* BEGIN *

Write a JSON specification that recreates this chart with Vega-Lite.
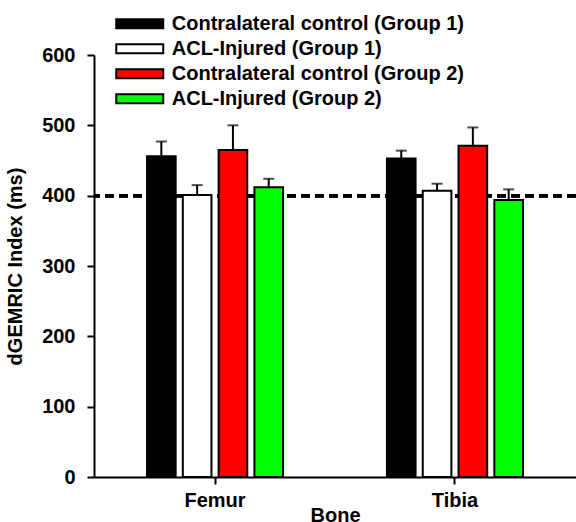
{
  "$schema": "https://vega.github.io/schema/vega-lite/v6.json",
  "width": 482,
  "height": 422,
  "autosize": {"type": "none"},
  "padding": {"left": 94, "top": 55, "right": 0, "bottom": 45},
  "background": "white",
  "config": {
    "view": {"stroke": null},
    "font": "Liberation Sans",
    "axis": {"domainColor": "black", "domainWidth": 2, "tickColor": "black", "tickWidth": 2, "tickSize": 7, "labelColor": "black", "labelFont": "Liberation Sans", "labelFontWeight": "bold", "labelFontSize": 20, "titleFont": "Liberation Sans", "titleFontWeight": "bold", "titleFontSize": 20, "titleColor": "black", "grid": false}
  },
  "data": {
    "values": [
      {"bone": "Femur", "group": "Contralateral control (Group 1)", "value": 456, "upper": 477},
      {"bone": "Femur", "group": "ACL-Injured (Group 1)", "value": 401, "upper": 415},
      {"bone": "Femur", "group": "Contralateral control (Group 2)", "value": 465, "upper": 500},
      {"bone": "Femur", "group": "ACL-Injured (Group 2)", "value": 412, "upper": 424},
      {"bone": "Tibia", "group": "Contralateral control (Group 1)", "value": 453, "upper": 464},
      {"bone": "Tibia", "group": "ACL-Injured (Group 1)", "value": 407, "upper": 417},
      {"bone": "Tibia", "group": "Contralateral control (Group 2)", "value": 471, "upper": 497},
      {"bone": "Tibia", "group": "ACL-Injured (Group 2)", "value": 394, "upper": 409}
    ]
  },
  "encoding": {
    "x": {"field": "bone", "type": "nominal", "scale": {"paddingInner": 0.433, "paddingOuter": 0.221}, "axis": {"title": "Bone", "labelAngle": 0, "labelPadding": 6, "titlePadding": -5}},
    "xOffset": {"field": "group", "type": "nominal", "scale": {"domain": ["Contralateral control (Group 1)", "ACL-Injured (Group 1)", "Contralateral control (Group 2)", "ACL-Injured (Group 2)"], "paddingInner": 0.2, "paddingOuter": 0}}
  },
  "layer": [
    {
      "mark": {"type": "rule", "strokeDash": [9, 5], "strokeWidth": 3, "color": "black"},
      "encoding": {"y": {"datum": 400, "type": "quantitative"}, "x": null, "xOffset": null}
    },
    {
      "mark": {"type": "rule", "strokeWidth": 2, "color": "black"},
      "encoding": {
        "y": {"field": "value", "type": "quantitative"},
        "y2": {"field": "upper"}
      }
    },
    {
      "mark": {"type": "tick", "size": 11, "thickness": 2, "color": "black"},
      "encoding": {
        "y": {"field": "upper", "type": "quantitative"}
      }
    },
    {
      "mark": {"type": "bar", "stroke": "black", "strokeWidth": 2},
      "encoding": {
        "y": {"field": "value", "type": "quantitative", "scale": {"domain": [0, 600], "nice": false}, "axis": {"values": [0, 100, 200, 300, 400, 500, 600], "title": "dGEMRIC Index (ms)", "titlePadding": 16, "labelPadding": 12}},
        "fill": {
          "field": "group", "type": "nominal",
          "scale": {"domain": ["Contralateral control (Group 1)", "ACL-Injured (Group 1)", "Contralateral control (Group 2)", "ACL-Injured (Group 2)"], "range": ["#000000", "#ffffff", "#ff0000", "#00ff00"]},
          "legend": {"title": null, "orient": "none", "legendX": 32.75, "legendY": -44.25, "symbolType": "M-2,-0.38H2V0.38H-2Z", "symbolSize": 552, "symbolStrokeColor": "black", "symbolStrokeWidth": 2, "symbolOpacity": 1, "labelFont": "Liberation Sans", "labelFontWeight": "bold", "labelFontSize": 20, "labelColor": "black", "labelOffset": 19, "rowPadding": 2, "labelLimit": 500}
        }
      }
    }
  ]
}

* END *

Exercise aim
Images in the data above are to be skipped. Retype all other material exactly.

Full response
Write a JSON specification that recreates this chart with Vega-Lite.
{
  "$schema": "https://vega.github.io/schema/vega-lite/v6.json",
  "width": 482,
  "height": 422,
  "autosize": {"type": "none"},
  "padding": {"left": 94, "top": 55, "right": 0, "bottom": 45},
  "background": "white",
  "config": {
    "view": {"stroke": null},
    "font": "Liberation Sans",
    "axis": {"domainColor": "black", "domainWidth": 2, "tickColor": "black", "tickWidth": 2, "tickSize": 7, "labelColor": "black", "labelFont": "Liberation Sans", "labelFontWeight": "bold", "labelFontSize": 20, "titleFont": "Liberation Sans", "titleFontWeight": "bold", "titleFontSize": 20, "titleColor": "black", "grid": false}
  },
  "data": {
    "values": [
      {"bone": "Femur", "group": "Contralateral control (Group 1)", "value": 456, "upper": 477},
      {"bone": "Femur", "group": "ACL-Injured (Group 1)", "value": 401, "upper": 415},
      {"bone": "Femur", "group": "Contralateral control (Group 2)", "value": 465, "upper": 500},
      {"bone": "Femur", "group": "ACL-Injured (Group 2)", "value": 412, "upper": 424},
      {"bone": "Tibia", "group": "Contralateral control (Group 1)", "value": 453, "upper": 464},
      {"bone": "Tibia", "group": "ACL-Injured (Group 1)", "value": 407, "upper": 417},
      {"bone": "Tibia", "group": "Contralateral control (Group 2)", "value": 471, "upper": 497},
      {"bone": "Tibia", "group": "ACL-Injured (Group 2)", "value": 394, "upper": 409}
    ]
  },
  "encoding": {
    "x": {"field": "bone", "type": "nominal", "scale": {"paddingInner": 0.433, "paddingOuter": 0.221}, "axis": {"title": "Bone", "labelAngle": 0, "labelPadding": 6, "titlePadding": -5}},
    "xOffset": {"field": "group", "type": "nominal", "scale": {"domain": ["Contralateral control (Group 1)", "ACL-Injured (Group 1)", "Contralateral control (Group 2)", "ACL-Injured (Group 2)"], "paddingInner": 0.2, "paddingOuter": 0}}
  },
  "layer": [
    {
      "mark": {"type": "rule", "strokeDash": [9, 5], "strokeWidth": 3, "color": "black"},
      "encoding": {"y": {"datum": 400, "type": "quantitative"}, "x": null, "xOffset": null}
    },
    {
      "mark": {"type": "rule", "strokeWidth": 2, "color": "black"},
      "encoding": {
        "y": {"field": "value", "type": "quantitative"},
        "y2": {"field": "upper"}
      }
    },
    {
      "mark": {"type": "tick", "size": 11, "thickness": 2, "color": "black"},
      "encoding": {
        "y": {"field": "upper", "type": "quantitative"}
      }
    },
    {
      "mark": {"type": "bar", "stroke": "black", "strokeWidth": 2},
      "encoding": {
        "y": {"field": "value", "type": "quantitative", "scale": {"domain": [0, 600], "nice": false}, "axis": {"values": [0, 100, 200, 300, 400, 500, 600], "title": "dGEMRIC Index (ms)", "titlePadding": 16, "labelPadding": 12}},
        "fill": {
          "field": "group", "type": "nominal",
          "scale": {"domain": ["Contralateral control (Group 1)", "ACL-Injured (Group 1)", "Contralateral control (Group 2)", "ACL-Injured (Group 2)"], "range": ["#000000", "#ffffff", "#ff0000", "#00ff00"]},
          "legend": {"title": null, "orient": "none", "legendX": 32.75, "legendY": -44.25, "symbolType": "M-2,-0.38H2V0.38H-2Z", "symbolSize": 552, "symbolStrokeColor": "black", "symbolStrokeWidth": 2, "symbolOpacity": 1, "labelFont": "Liberation Sans", "labelFontWeight": "bold", "labelFontSize": 20, "labelColor": "black", "labelOffset": 19, "rowPadding": 2, "labelLimit": 500}
        }
      }
    }
  ]
}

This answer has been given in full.